In his interesting book Healing the Mind Though the Power of Story: The Promise of Narrative Psychiatry, Dr Lewis Mehl-Madrona, who I hold in very high regard, emphasises the importance of story. In this blog, I’m going to describe some of his reflections about story (pp. 2 – 4).
Stories help us develop empathy. They allow us understand another person’s world from their perspective. Stories give us unique access to the inner lives and motivations of others. They contain so much more information than we can convey in the statement of facts.
Stories give cognitive and emotional significance to experience. ‘Stories are amusing, memorable, and absorbing; they are also instructive, informative and orienting… We construct and negotiate our social identity through the stories we tell other people (and through the stories that then get repeated about us). Stories assist us in developing a moral sense, as they give moral weight and existential significance to actions and events.’
Stories enhance our creativity and help us think beyond the here and now. Stories ‘give us new vantage points from which to contemplate the possible and eventually create it. They stimulate our imagination and allow us to see alternatives. Without story, our lives and environments would be hideously drab and uninteresting.’
Stories keep us connected in social networks, which build and shape our brain. Our brain maps our social world as we explore and interpret it. ‘These social maps, which consist of stories that we have constructed about our experiences, guide our action in the world. By storing information about our social world in narrative form, we are able to quickly assess the motivation of others, their intent, how they make us feel, their status in our social hierarchy, their feelings about us, the context of the situation, and what behaviors would be considered normative.’

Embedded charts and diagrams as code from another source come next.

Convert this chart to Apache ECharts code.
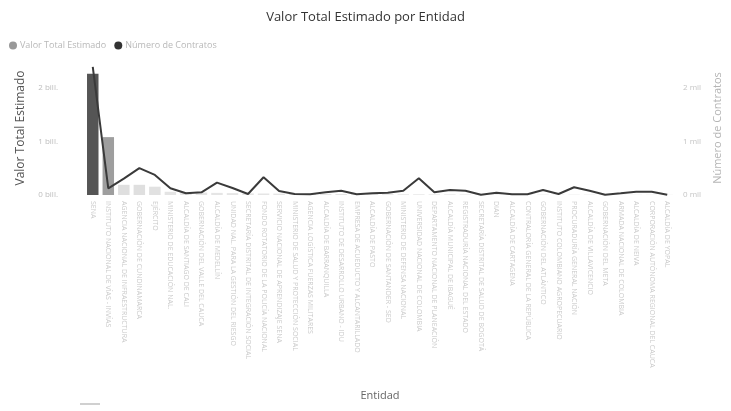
<!DOCTYPE html>
<html>
<head>
<meta charset="utf-8">
<script src="https://cdn.jsdelivr.net/npm/echarts@6/dist/echarts.min.js"></script>
<style>
html,body{margin:0;padding:0;background:#fff;}
#c{width:731px;height:411px;}
</style>
</head>
<body>
<div id="c"></div>
<script>
var categories = [
  "SENA",
  "INSTITUTO NACIONAL DE VÍAS - INVÍAS",
  "AGENCIA NACIONAL DE INFRAESTRUCTURA",
  "GOBERNACIÓN DE CUNDINAMARCA",
  "EJÉRCITO",
  "MINISTERIO DE EDUCACIÓN NAL.",
  "ALCALDÍA DE SANTIAGO DE CALI",
  "GOBERNACIÓN DEL VALLE DEL CAUCA",
  "ALCALDÍA DE MEDELLÍN",
  "UNIDAD NAL. PARA LA GESTIÓN DEL RIESGO",
  "SECRETARÍA DISTRITAL DE INTEGRACIÓN SOCIAL",
  "FONDO ROTATORIO DE LA POLICÍA NACIONAL",
  "SERVICIO NACIONAL DE APRENDIZAJE SENA",
  "MINISTERIO DE SALUD Y PROTECCIÓN SOCIAL",
  "AGENCIA LOGÍSTICA FUERZAS MILITARES",
  "ALCALDÍA DE BARRANQUILLA",
  "INSTITUTO DE DESARROLLO URBANO - IDU",
  "EMPRESA DE ACUEDUCTO Y ALCANTARILLADO",
  "ALCALDÍA DE PASTO",
  "GOBERNACIÓN DE SANTANDER - SED",
  "MINISTERIO DE DEFENSA NACIONAL",
  "UNIVERSIDAD NACIONAL DE COLOMBIA",
  "DEPARTAMENTO NACIONAL DE PLANEACIÓN",
  "ALCALDÍA MUNICIPAL DE IBAGUÉ",
  "REGISTRADURÍA NACIONAL DEL ESTADO",
  "SECRETARÍA DISTRITAL DE SALUD DE BOGOTÁ",
  "DIAN",
  "ALCALDÍA DE CARTAGENA",
  "CONTRALORÍA GENERAL DE LA REPÚBLICA",
  "GOBERNACIÓN DEL ATLÁNTICO",
  "INSTITUTO COLOMBIANO AGROPECUARIO",
  "PROCURADURÍA GENERAL NACIÓN",
  "ALCALDÍA DE VILLAVICENCIO",
  "GOBERNACIÓN DEL META",
  "ARMADA NACIONAL DE COLOMBIA",
  "ALCALDÍA DE NEIVA",
  "CORPORACIÓN AUTÓNOMA REGIONAL DEL CAUCA",
  "ALCALDÍA DE YOPAL"
];
// Valor Total Estimado (billones)
var valorTotal = [2.26, 1.08, 0.19, 0.19, 0.155, 0.06, 0.05, 0.045, 0.04, 0.035, 0.03, 0.028, 0.026, 0.024, 0.022, 0.02, 0.018, 0.017, 0.016, 0.015, 0.014, 0.013, 0.012, 0.011, 0.01, 0.009, 0.009, 0.008, 0.008, 0.007, 0.007, 0.006, 0.006, 0.005, 0.005, 0.004, 0.004, 0.003];
// Número de Contratos
var numContratos = [2390, 125, 305, 500, 374, 125, 32, 50, 230, 131, 19, 331, 75, 19, 13, 50, 80, 13, 32, 43, 80, 312, 50, 93, 80, 5, 43, 13, 13, 93, 19, 144, 80, 4, 32, 62, 62, 4];
var leftTicks = ["0 bill.", "1 bill.", "2 bill."];
var rightTicks = ["0 mil", "1 mil", "2 mil"];

var chart = echarts.init(document.getElementById('c'), null, {renderer: 'canvas'});
var FONT = '"Open Sans", "Noto Sans", sans-serif';
chart.setOption({
  animation: false,
  backgroundColor: '#ffffff',
  textStyle: {fontFamily: FONT},
  title: {
    text: 'Valor Total Estimado por Entidad',
    left: 'center', top: 6,
    textStyle: {fontSize: 13, fontWeight: 'normal', color: '#333', fontFamily: FONT}
  },
  legend: {
    left: 4, top: 36,
    itemWidth: 8, itemHeight: 8, itemGap: 8,
    icon: 'circle',
    textStyle: {fontSize: 9, color: '#b8b8b8', padding: [0, 0, 0, -2]},
    data: [
      {name: 'Valor Total Estimado', itemStyle: {color: '#999999'}},
      {name: 'Número de Contratos', itemStyle: {color: '#333333'}}
    ]
  },
  grid: {left: 85, right: 46, top: 61, bottom: 216, containLabel: false},
  xAxis: {
    type: 'category',
    data: categories,
    name: 'Entidad',
    nameLocation: 'middle',
    nameGap: 195,
    nameTextStyle: {fontSize: 11, color: '#666'},
    axisLine: {show: false},
    axisTick: {show: false},
    axisLabel: {interval: 0, rotate: -90, fontSize: 7, color: '#cacaca', margin: 6}
  },
  yAxis: [
    {
      type: 'value', min: 0, max: 2.5, interval: 1,
      name: 'Valor Total Estimado',
      nameLocation: 'middle', nameGap: 58,
      nameTextStyle: {fontSize: 12, color: '#555'},
      splitLine: {show: false},
      axisLine: {show: false}, axisTick: {show: false},
      axisLabel: {
        fontSize: 8, color: '#bdbdbd', margin: 27, showMaxLabel: false,
        formatter: function (v) { return (v % 1 === 0) ? leftTicks[v] : ''; }
      }
    },
    {
      type: 'value', min: 0, max: 2500, interval: 1000,
      name: 'Número de Contratos',
      nameLocation: 'middle', nameGap: 29,
      nameTextStyle: {fontSize: 11, color: '#b5b5b5'},
      splitLine: {show: false},
      axisLine: {show: false}, axisTick: {show: false},
      axisLabel: {
        fontSize: 8, color: '#c5c5c5', margin: 8, showMaxLabel: false,
        formatter: function (v) { return (v % 1000 === 0) ? rightTicks[v / 1000] : ''; }
      }
    }
  ],
  visualMap: {
    show: false, seriesIndex: 0, dimension: 1,
    min: 0, max: 2.26,
    inRange: {color: ['#e6e6e6', '#d2d2d2', '#999999', '#777777', '#555555']}
  },
  series: [
    {
      name: 'Valor Total Estimado',
      type: 'bar',
      yAxisIndex: 0,
      barWidth: '74%',
      data: valorTotal
    },
    {
      name: 'Número de Contratos',
      type: 'line',
      yAxisIndex: 1,
      symbol: 'none',
      lineStyle: {color: '#3a3a3a', width: 2},
      itemStyle: {color: '#333333'},
      data: numContratos
    }
  ],
  graphic: [
    {type: 'rect', left: 80, top: 403, shape: {width: 20, height: 2}, style: {fill: '#d0d0d0'}}
  ]
});
</script>
</body>
</html>
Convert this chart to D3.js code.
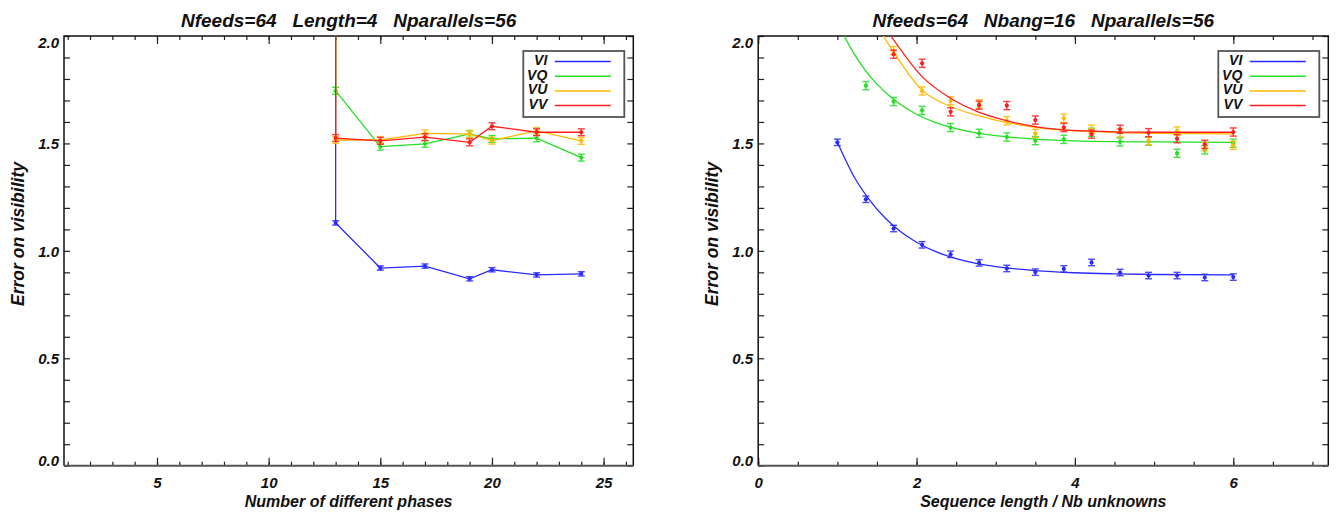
<!DOCTYPE html>
<html>
<head>
<script src="https://cdn.jsdelivr.net/npm/d3@7"></script>
<style>
  body { margin: 0; background: #fff; }
  text { font-family: "Liberation Sans", Arial, sans-serif; font-weight: bold; font-style: italic; fill: #111; }
</style>
</head>
<body>
<svg width="1344" height="515"></svg>
<script>
// ---- left panel: error vs number of different phases ----
// first point of every curve is off the top of the plot (clipped)
const phases = [13, 13, 15, 17, 19, 20, 22, 24]
const phVI = [6.0, 1.130, 0.920, 0.929, 0.870, 0.912, 0.888, 0.893]
const phVQ = [6.0, 1.745, 1.485, 1.498, 1.544, 1.521, 1.524, 1.434]
const phVU = [6.0, 1.516, 1.516, 1.547, 1.543, 1.513, 1.558, 1.512]
const phVV = [6.0, 1.525, 1.512, 1.529, 1.505, 1.580, 1.552, 1.552]
const phErr = [0.010, 0.016, 0.016, 0.016]

// ---- right panel: error vs sequence length / nb unknowns ----
const seqLen = [1.00, 1.36, 1.71, 2.07, 2.43, 2.79, 3.14, 3.50, 3.86, 4.21, 4.57, 4.93, 5.29, 5.64, 6.00]
const seqVI = [1.505, 1.240, 1.104, 1.028, 0.984, 0.944, 0.918, 0.901, 0.916, 0.946, 0.899, 0.885, 0.885, 0.876, 0.878]
const seqVQ = [null, 1.769, 1.695, 1.654, 1.574, 1.547, 1.530, 1.513, 1.519, 1.552, 1.507, 1.510, 1.454, 1.470, 1.501]
const seqVU = [null, null, 1.932, 1.744, 1.698, 1.684, 1.606, 1.546, 1.617, 1.566, 1.550, 1.512, 1.558, 1.485, 1.491]
const seqVV = [null, null, 1.915, 1.873, 1.647, 1.678, 1.676, 1.609, 1.574, 1.543, 1.566, 1.550, 1.522, 1.496, 1.553]
const seqErr = [0.015, 0.019, 0.019, 0.019]

// fitted curves
const fitVIx = [1.0, 1.2, 1.4, 1.6, 1.8, 2.0, 2.25, 2.5, 2.75, 3.0, 3.5, 4.0, 4.5, 5.0, 6.0]
const fitVI = [1.505, 1.352, 1.240, 1.154, 1.089, 1.040, 0.995, 0.964, 0.942, 0.927, 0.908, 0.898, 0.893, 0.890, 0.888]
const fitVQx = [1.085, 1.2, 1.36, 1.5, 1.75, 2.0, 2.25, 2.5, 2.75, 3.0, 3.5, 4.0, 5.0, 6.0]
const fitVQ = [2.0, 1.924, 1.837, 1.776, 1.694, 1.636, 1.596, 1.569, 1.549, 1.536, 1.520, 1.512, 1.507, 1.505]
const fitVUx = [1.58, 1.71, 2.07, 2.43, 2.79, 3.14, 3.5, 3.86, 4.21, 4.57, 5.0, 6.0]
const fitVU = [2.0, 1.925, 1.748, 1.672, 1.628, 1.597, 1.575, 1.562, 1.555, 1.550, 1.547, 1.544]
const fitVVx = [1.676, 2.07, 2.43, 2.79, 3.14, 3.5, 3.86, 4.21, 4.57, 5.0, 6.0]
const fitVV = [2.0, 1.811, 1.710, 1.645, 1.606, 1.578, 1.563, 1.557, 1.553, 1.552, 1.552]

const names = ["VI", "VQ", "VU", "VV"]
const colors = ["#2a2aff", "#22e022", "#ffb800", "#ff1c1c"]

// ticks
const phMinor = [1,2,3,4,5,6,7,8,9,10,11,12,13,14,15,16,17,18,19,20,21,22,23,24,25,26]
const phMajor = [5, 10, 15, 20, 25]
const seqMinor = [0,0.5,1,1.5,2,2.5,3,3.5,4,4.5,5,5.5,6,6.5,7]
const seqMajor = [0, 2, 4, 6]
const yMinor = [0,0.1,0.2,0.3,0.4,0.5,0.6,0.7,0.8,0.9,1.0,1.1,1.2,1.3,1.4,1.5,1.6,1.7,1.8,1.9,2.0]
const yMajor = [0, 0.5, 1.0, 1.5, 2.0]

const svg = d3.select("svg")
const top_y = 36, bot_y = 465.7
const y = d3.scaleLinear().domain([0, 2]).range([bot_y, top_y])

function panel(p){
    const x = d3.scaleLinear().domain(p.xDomain).range(p.xRange)
    const x0 = p.xRange[0], x1 = p.xRange[1]
    const cx = (x0 + x1) / 2

    svg.append("clipPath").attr("id", "clip" + p.id)
        .append("rect").attr("x", x0).attr("y", top_y).attr("width", x1 - x0).attr("height", bot_y - top_y)

    // axes (ticks pointing inward)
    const ax = (axis, tx, ty, vals, size, labels) => {
        const a = axis.tickValues(vals).tickSize(size).tickSizeOuter(0)
        if(!labels) a.tickFormat("")
        const g = svg.append("g").attr("transform", `translate(${tx},${ty})`).call(a)
        g.select(".domain").remove()
        g.selectAll(".tick line").attr("stroke", "#222").attr("stroke-width", 1.2)
        return g
    }
    ax(d3.axisBottom(x), 0, bot_y, p.minor, -4, false)
    ax(d3.axisTop(x), 0, top_y, p.minor, -4, false)
    ax(d3.axisTop(x), 0, top_y, p.major, -8, false)
    const gb = ax(d3.axisBottom(x).tickPadding(12), 0, bot_y, p.major, -8, true)
    gb.selectAll("text").style("font-size", "15px").attr("fill", "#111")

    ax(d3.axisRight(y), x1, 0, yMinor, -6, false)
    const gl = ax(d3.axisLeft(y).tickPadding(5).tickFormat(d3.format(".1f")), x0, 0, yMinor, -6, true)
    gl.selectAll(".tick").filter(d => yMajor.indexOf(d) < 0).select("text").remove()
    gl.selectAll("text").style("font-size", "15px").attr("fill", "#111")
        .attr("dy", d => d === 2 ? "0.74em" : d === 0 ? "0em" : "0.35em")

    // frame
    svg.append("path").attr("d", `M${x0},${bot_y}V${top_y}H${x1}V${bot_y}`)
        .attr("fill", "none").attr("stroke", "#111").attr("stroke-width", 1.5)
    svg.append("line").attr("x1", x0).attr("x2", x1).attr("y1", bot_y).attr("y2", bot_y)
        .attr("stroke", "#555").attr("stroke-width", 2)

    // titles
    svg.append("text").attr("x", cx).attr("y", 27).attr("text-anchor", "middle")
        .style("font-size", "19px").style("white-space", "pre").text(p.title)
    svg.append("text").attr("x", cx).attr("y", 507).attr("text-anchor", "middle")
        .style("font-size", "16px").text(p.xlabel)
    svg.append("text").attr("transform", `translate(${x0 - 40},234) rotate(-90)`)
        .attr("text-anchor", "middle").style("font-size", "17.5px").text("Error on visibility")

    // data
    const plot = svg.append("g").attr("clip-path", `url(#clip${p.id})`)
    const line = d3.line().x(d => x(d.x)).y(d => y(d.v))
    p.series.forEach((s, k) => {
        const pts = p.xs.map((xv, i) => ({x: xv, v: s[i]})).filter(d => d.v !== null)
        const col = colors[k], e = p.err[k]
        if(p.fits){
            const f = p.fits[k][0].map((xv, i) => ({x: xv, v: p.fits[k][1][i]}))
            plot.append("path").datum(f).attr("d", line.curve(d3.curveMonotoneX))
                .attr("fill", "none").attr("stroke", col).attr("stroke-width", 1.3)
        } else {
            plot.append("path").datum(pts).attr("d", line.curve(d3.curveLinear))
                .attr("fill", "none").attr("stroke", col).attr("stroke-width", 1.3)
        }
        const eb = plot.append("g").attr("stroke", col).attr("stroke-width", 1.4).attr("opacity", 0.85)
        pts.forEach(d => {
            const px = x(d.x), ya = y(d.v - e), yb = y(d.v + e)
            eb.append("line").attr("x1", px).attr("x2", px).attr("y1", ya).attr("y2", yb)
            eb.append("line").attr("x1", px - 3.5).attr("x2", px + 3.5).attr("y1", ya).attr("y2", ya)
            eb.append("line").attr("x1", px - 3.5).attr("x2", px + 3.5).attr("y1", yb).attr("y2", yb)
        })
        plot.append("g").selectAll("circle").data(pts).join("circle")
            .attr("cx", d => x(d.x)).attr("cy", d => y(d.v)).attr("r", 2.1).attr("fill", col)
    })

    // legend
    const lx = x1 - 110, ly = 51
    const lg = svg.append("g")
    lg.append("rect").attr("x", lx).attr("y", ly).attr("width", 101).attr("height", 66)
        .attr("fill", "#fff").attr("stroke", "#555").attr("stroke-width", 1.8)
    names.forEach((n, k) => {
        const by = ly + 14 + k * 14.7
        lg.append("text").attr("x", lx + 24).attr("y", by).attr("text-anchor", "end")
            .style("font-size", "14px").text(n)
        lg.append("line").attr("x1", lx + 31.5).attr("x2", lx + 87.5).attr("y1", by - 3.5).attr("y2", by - 3.5)
            .attr("stroke", colors[k]).attr("stroke-width", 1.5)
    })
}

panel({
    id: "L", xDomain: [0.835, 26.33], xRange: [64, 633.3],
    minor: phMinor, major: phMajor,
    title: "Nfeeds=64   Length=4   Nparallels=56",
    xlabel: "Number of different phases",
    xs: phases, series: [phVI, phVQ, phVU, phVV], err: phErr
})
panel({
    id: "R", xDomain: [0, 7.2], xRange: [758.2, 1328.3],
    minor: seqMinor, major: seqMajor,
    title: "Nfeeds=64   Nbang=16   Nparallels=56",
    xlabel: "Sequence length / Nb unknowns",
    xs: seqLen, series: [seqVI, seqVQ, seqVU, seqVV], err: seqErr,
    fits: [[fitVIx, fitVI], [fitVQx, fitVQ], [fitVUx, fitVU], [fitVVx, fitVV]]
})
</script>
</body>
</html>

Stories unlock the mysteries of psychophysical suffering that declarative facts cannot reveal. ‘Social life is the performance of stories. Physiological life is the consequence of the performance of those stories.’
I particularly like the following short paragraph.
‘Stories are “social neurotransmitters.” Stories facilitate communication between humans in the same way that neurotransmitters facilitate transmission between neurones. People are neurons in a social brain.’ (p. 13)
This last paragraph sort of bridges two aspects of my career. I spent the first 25 years of my career as a neuroscientist studying neurotransmitters, aiming to help create a better understanding of the brain that would lead to improved ways of helping people overcome neurological and mental health problems, as well as addiction.
Today, I use stories to empower and connect people to facilitate the healing of trauma and its consequences (mental health problems and addiction).